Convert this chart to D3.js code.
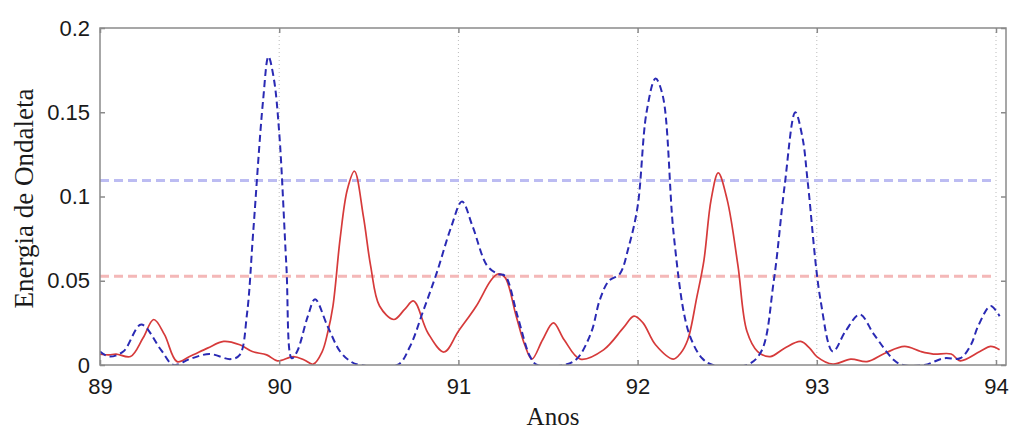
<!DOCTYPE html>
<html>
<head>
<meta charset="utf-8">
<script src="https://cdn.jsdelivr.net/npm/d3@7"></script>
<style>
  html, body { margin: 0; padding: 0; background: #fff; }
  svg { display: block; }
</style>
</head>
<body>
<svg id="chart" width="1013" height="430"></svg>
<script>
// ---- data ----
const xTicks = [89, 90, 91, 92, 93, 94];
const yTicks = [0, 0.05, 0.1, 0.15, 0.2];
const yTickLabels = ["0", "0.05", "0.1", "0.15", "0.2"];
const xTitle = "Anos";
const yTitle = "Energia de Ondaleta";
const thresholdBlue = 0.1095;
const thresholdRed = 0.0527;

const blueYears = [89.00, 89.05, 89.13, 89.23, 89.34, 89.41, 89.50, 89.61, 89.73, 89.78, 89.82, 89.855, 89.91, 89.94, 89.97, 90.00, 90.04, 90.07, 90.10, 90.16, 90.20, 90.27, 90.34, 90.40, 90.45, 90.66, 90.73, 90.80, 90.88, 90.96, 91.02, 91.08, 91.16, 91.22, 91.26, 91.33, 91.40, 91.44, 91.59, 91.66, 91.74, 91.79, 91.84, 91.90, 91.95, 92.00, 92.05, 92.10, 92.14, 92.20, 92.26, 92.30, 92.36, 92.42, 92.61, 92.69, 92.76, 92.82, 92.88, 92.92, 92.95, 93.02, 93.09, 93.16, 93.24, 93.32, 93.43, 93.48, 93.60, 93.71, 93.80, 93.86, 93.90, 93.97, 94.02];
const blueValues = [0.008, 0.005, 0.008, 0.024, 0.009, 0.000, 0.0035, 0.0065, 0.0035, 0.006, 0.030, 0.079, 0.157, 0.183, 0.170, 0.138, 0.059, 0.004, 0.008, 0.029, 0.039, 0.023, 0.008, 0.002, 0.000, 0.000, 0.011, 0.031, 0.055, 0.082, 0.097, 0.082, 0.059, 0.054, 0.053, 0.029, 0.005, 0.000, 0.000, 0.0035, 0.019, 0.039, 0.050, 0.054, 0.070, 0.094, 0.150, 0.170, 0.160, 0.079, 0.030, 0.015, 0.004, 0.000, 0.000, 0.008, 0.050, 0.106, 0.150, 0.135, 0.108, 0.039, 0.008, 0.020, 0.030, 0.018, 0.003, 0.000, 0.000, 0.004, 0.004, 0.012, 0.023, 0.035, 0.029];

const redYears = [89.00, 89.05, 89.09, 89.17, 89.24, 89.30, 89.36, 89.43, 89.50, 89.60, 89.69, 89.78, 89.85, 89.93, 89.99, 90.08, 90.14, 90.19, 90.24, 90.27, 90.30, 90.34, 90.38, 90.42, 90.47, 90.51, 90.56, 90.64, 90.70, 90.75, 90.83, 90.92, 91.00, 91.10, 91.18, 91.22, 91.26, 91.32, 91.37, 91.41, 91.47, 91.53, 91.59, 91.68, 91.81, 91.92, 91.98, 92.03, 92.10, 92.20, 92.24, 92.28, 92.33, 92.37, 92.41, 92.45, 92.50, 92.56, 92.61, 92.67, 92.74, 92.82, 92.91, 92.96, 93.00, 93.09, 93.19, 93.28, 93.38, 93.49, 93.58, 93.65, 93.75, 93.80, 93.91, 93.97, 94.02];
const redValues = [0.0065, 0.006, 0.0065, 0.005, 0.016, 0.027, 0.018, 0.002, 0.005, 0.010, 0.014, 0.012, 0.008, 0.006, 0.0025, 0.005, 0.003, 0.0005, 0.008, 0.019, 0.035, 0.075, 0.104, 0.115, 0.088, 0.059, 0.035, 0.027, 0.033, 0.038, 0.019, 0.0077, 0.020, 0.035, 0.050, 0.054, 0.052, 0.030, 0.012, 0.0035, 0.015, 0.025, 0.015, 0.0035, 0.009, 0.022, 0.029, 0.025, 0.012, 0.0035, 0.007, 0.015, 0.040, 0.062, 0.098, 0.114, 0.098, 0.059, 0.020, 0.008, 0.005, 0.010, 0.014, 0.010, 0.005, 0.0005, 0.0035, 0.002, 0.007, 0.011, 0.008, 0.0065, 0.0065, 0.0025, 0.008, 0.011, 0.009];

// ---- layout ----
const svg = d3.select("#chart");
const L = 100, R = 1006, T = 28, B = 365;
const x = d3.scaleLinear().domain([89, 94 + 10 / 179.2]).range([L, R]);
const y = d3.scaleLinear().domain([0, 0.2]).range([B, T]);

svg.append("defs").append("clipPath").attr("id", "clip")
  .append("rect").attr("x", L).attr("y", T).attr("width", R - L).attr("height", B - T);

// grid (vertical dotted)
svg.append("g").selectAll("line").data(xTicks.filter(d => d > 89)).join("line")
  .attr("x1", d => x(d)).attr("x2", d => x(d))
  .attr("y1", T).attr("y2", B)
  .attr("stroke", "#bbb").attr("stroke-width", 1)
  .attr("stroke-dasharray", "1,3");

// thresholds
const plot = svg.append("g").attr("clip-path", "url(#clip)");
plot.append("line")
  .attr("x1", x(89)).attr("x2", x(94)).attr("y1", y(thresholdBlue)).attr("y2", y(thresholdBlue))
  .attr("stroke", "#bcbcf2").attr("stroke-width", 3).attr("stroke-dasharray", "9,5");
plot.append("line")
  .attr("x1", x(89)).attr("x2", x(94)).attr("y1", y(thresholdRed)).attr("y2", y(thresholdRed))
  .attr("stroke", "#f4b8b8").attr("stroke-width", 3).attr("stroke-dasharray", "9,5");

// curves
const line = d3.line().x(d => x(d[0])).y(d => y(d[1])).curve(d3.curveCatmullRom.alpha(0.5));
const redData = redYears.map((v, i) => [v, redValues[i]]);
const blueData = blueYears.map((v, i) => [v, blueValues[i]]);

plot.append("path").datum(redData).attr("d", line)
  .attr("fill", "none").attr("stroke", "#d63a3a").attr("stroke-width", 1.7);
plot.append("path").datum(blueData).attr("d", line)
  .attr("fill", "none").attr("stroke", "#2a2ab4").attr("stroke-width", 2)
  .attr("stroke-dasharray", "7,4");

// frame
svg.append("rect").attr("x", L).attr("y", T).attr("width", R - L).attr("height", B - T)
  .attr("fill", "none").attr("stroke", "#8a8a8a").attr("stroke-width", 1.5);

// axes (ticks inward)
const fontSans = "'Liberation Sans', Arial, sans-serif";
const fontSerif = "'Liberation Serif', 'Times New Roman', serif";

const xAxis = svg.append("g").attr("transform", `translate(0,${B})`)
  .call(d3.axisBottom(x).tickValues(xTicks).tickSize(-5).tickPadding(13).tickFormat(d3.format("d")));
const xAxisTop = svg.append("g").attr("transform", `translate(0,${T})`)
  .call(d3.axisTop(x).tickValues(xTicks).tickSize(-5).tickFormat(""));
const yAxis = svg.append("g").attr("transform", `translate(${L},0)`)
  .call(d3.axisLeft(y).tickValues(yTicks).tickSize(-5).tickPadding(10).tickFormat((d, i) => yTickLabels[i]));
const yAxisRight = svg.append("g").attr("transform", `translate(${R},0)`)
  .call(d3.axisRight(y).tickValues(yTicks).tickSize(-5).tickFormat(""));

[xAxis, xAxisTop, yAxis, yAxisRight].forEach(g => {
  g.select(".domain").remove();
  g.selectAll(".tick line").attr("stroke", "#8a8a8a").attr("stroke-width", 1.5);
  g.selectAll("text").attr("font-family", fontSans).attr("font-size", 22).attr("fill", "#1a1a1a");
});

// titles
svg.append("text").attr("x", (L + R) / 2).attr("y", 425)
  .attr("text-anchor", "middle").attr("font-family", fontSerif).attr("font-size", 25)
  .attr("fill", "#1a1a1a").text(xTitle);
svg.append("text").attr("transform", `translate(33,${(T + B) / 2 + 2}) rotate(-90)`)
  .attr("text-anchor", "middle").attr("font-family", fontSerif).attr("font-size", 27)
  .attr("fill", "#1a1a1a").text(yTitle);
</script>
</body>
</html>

• • •

> INSTRUCTIONS FOR THE TASK:
Return nothing but the lines running from the start of the data to the line with "const thresholdRed = 0.0527;", please, both ends included and no pictures.

> RESULT FOR THIS EXERCISE:
Convert this chart to D3.js code.
<!DOCTYPE html>
<html>
<head>
<meta charset="utf-8">
<script src="https://cdn.jsdelivr.net/npm/d3@7"></script>
<style>
  html, body { margin: 0; padding: 0; background: #fff; }
  svg { display: block; }
</style>
</head>
<body>
<svg id="chart" width="1013" height="430"></svg>
<script>
// ---- data ----
const xTicks = [89, 90, 91, 92, 93, 94];
const yTicks = [0, 0.05, 0.1, 0.15, 0.2];
const yTickLabels = ["0", "0.05", "0.1", "0.15", "0.2"];
const xTitle = "Anos";
const yTitle = "Energia de Ondaleta";
const thresholdBlue = 0.1095;
const thresholdRed = 0.0527;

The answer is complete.